A number of our community members come to us from the financial sector, including employee benefits, life insurance, and wealth management advisers – industries that require significant people skills, as well as financial know-how. In other words, they require great leaders. Our clients tell us their work demands they be engaged so they are able to listen and engage with their own clients. As more than one has commented, “when you’re handling someone’s money, you’re handling their lives.”

Chris Hale, COO of Perigon Wealth Management in San Francisco, describes his company as “young and innovative – especially for the wealth management business.” He describes Perigon as “a collection of teams, and those teams come together around helping families. When you’re building a team whose purpose is helping families achieve their goals, engagement is part of our alignment.” That’s exactly where having tools to measure engagement becomes a game-changer.

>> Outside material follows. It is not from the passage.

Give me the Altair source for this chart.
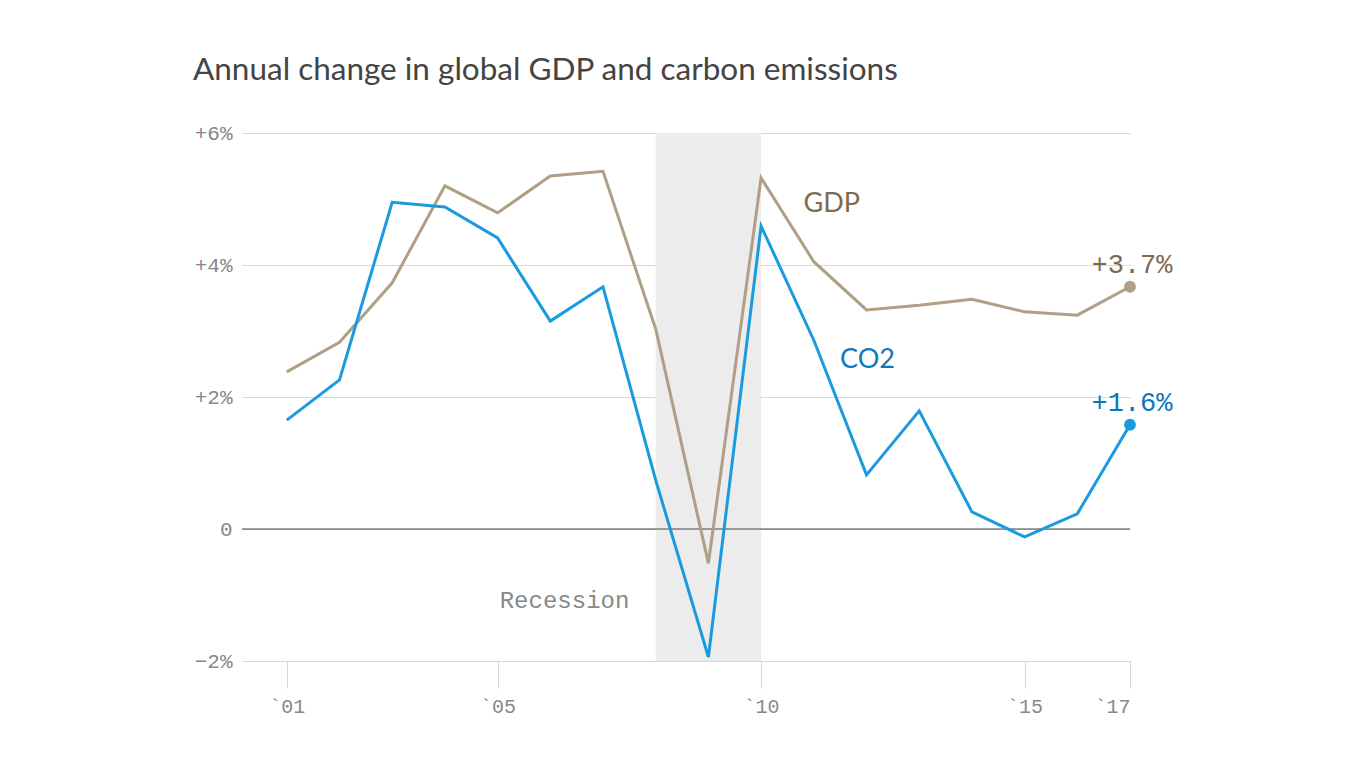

Here’s how they use Engagement Multiplier to create higher levels of employee engagement – and the significant results they’ve seen.

Purpose

“Engagement Multiplier has been pretty amazing for us in terms of purpose. In wealth management, it’s easy for us to say ‘our purpose is to help clients manage their wealth.’ That’s not only boring, it’s not a real purpose. It’s a by-product of what you do. Going through the Engagement Multiplier process, it became clear that we had to spend a lot more time clearly articulating our purpose as an organization.”

Process

“We’ve worked really hard to build a cool corporate culture. We’re in San Francisco, it’s part of the ethos out there. It’s easy to let go of being more empirical about engagement. But Engagement Multiplier does an incredible job of defining what engagement is. It gives us a goal as an organization. And it’s a process you have to go through every quarter.”

Unexpected by-products

“We’ve had a huge unexpected by-product. We grew about fivefold in the past 2.5 years, and the challenge in doing that wasn’t just maintaining clarity of purpose, but also who the leadership is. When we were small, it was pretty clear; but now we have people responsible for different units and different teams, but we had a bit of a vacuum in terms of tried and true leadership. This engagement model has allowed a couple of the people we thought would be great leaders, but who didn’t have the permission or opportunity to demonstrate themselves in that way, to really take ownership of this process, and they’re the leaders in the organization now.”

Watch the full interview with Chris Hale here.

So, in simple terms what can you learn from Chris’s story?  Whether you’re a wealth manager or not, the ability to rally your team around an Engaged Purpose and create leadership positions for those in your team even where a vacancy doesn’t currently exist will not only strengthen your organization, channeled properly, it can transform it.